Esquire’s Benjamin Alsup agreed, saying there are “no characters in Back to Blood, only caricatures, cartoonish stereotypes that are little more than reflections of their sociocultural contexts”. It’s like a “camp skit that drags on till long after the fire has burned out”, moans The Washington Post, despairing that Wolfe’s “essentialist statements – about the way Cubans are, the way blacks are, even the way men and women are – reduce everyone to not-very-interesting types”.

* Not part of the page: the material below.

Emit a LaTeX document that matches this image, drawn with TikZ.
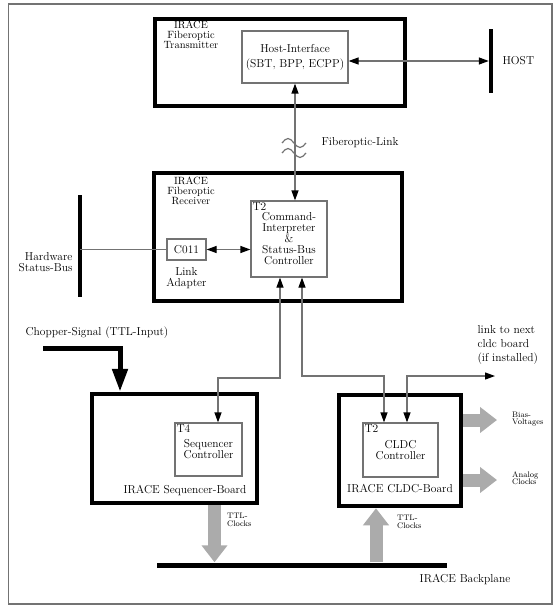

Michiko Kakutani of the New York Times was not much kinder, comparing its “predictable set-pieces” to the same sort of “smarmy voyeurism that weighed down I Am Charlotte Simmons”, though she did commend the portrayal of Wolfe’s two main characters: Nestor Camacho, a macho Cuban-American cop, and his ambitious former sweetheart, Magdelena. “[Wolfe] portrays them with genuine sympathy, using their earnest idealism as a prism by which to view the pretensions, social climbing and Machiavellian manipulation that burbles all around them”. While many critics have deplored the book’s peculiarly slow pace, Thomas Mallon in the New York Times Sunday Book Review praised Wolfe’s ability to “texture the novel’s terrain”, and his ability to unfold the story with “a lot of leisure and recap”. Littered with Wolfe’s trademark cacophonous punctuation, Back to Blood will occasionally cause the reader to “balk at a clumsy amalgamation”, says Mallon. “I doubt Nestor would know the word ‘aubergine’ — or think of a woman’s ‘loamy loins’.” Esquire, Woolf’s publishing birthplace, lamented that the novel lacks the kind of “deep reporting that Wolfe prides himself on. “I don’t think the world that Wolfe depicts exists anywhere,” says Alsup. “The guy needs to get out more.”